Она насмешливо запрокинула голову и спросила:
— Ты что, пьян, Бенджамин?
Они, не сбавляя хода, обошли чету пререкающихся стариков с палочками.
— Я познакомился с одной девушкой, — сказал он.
Она пытливо заглянула ему в глаза.
— Хорошенькая?
Спросила, поддразнивая, шутя; но что-то в ней по-ястребиному насторожилось. Этого следовало ожидать. Он до нее уже был два раза женат, и они с ним во всем такие разные, день и ночь. Откуда взяться уверенности? А он вспомнил, как ему тогда на минуту подумалось, что та девочка — Арлинина дочь. Рано или поздно, он знал, он непременно спросит ее об этом прямо; когда-нибудь, но не сейчас. «Ополоумели от страха», — повторил он про себя, и в углу его рта снова появилась суровая складочка. Ему представился Ноев ковчег, как огромное, слепое, бессмысленное существо, испуганно пробирающееся ощупью в ту сторону, откуда повеяло Араратом.

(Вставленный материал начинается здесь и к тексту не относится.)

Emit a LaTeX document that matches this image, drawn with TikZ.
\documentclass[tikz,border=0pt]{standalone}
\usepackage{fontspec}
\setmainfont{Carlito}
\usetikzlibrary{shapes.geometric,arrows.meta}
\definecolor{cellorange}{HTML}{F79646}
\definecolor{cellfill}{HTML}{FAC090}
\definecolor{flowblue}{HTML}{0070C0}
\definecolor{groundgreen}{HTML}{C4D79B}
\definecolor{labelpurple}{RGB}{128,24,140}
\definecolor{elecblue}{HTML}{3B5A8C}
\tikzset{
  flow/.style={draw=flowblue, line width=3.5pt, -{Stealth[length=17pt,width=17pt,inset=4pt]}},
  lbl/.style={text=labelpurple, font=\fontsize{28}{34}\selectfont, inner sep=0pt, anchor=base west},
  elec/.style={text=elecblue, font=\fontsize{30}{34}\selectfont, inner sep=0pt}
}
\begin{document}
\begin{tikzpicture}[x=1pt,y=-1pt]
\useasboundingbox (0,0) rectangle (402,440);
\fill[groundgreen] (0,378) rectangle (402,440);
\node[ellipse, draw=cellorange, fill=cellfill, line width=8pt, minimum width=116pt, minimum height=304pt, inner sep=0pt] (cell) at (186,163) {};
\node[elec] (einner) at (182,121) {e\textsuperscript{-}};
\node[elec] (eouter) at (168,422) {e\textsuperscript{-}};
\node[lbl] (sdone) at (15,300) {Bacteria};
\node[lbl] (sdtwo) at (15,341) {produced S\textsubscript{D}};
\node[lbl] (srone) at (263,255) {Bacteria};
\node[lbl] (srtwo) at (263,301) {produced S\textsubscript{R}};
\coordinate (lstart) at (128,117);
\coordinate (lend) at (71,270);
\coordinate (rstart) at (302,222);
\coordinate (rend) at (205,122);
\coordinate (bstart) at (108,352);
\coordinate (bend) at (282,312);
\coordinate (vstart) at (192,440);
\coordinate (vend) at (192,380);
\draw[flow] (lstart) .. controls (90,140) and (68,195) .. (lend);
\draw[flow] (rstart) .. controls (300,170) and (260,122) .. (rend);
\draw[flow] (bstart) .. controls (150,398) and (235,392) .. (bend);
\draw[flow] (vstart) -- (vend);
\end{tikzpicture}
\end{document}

— Чересчур юная, — ответил он. — Совсем еще, можно сказать, не от мира сего.
Они шагали очень быстро, как всегда, легко и плавно обгоняя остальных. Нимрам на ходу иногда оглядывался через плечо, надеясь увидеть Анну Кертис. Глупая мысль, он понимал, ведь она будет идти последняя из последних, весело болтая, хотелось ему верить, или же опять «напуская на себя трагизм». Красные полы Арлининого пальто развевались, на щеках пылал румянец.
Анна Кертис, ступив на землю, сразу же узнала от отца, кто был ее добрый сосед в самолете. И на следующий вечер, когда Нимрам с Чикагским симфоническим оркестром исполнял Пятую симфонию Малера, она присутствовала в зрительном зале, сидела с родителями во втором амфитеатре. Они опоздали и вошли в зал, когда кончилась «Музыка на воде», которой Нимрам открыл программу. Ее отец получил билеты только в последнюю минуту, а ехать из их района в город было далеко. Они пробрались на свои места, пока оркестранты на сцене пересаживались, добавлялись новые инструменты, а те, что играли Генделя, со скрежетом сдвигали стулья к середине.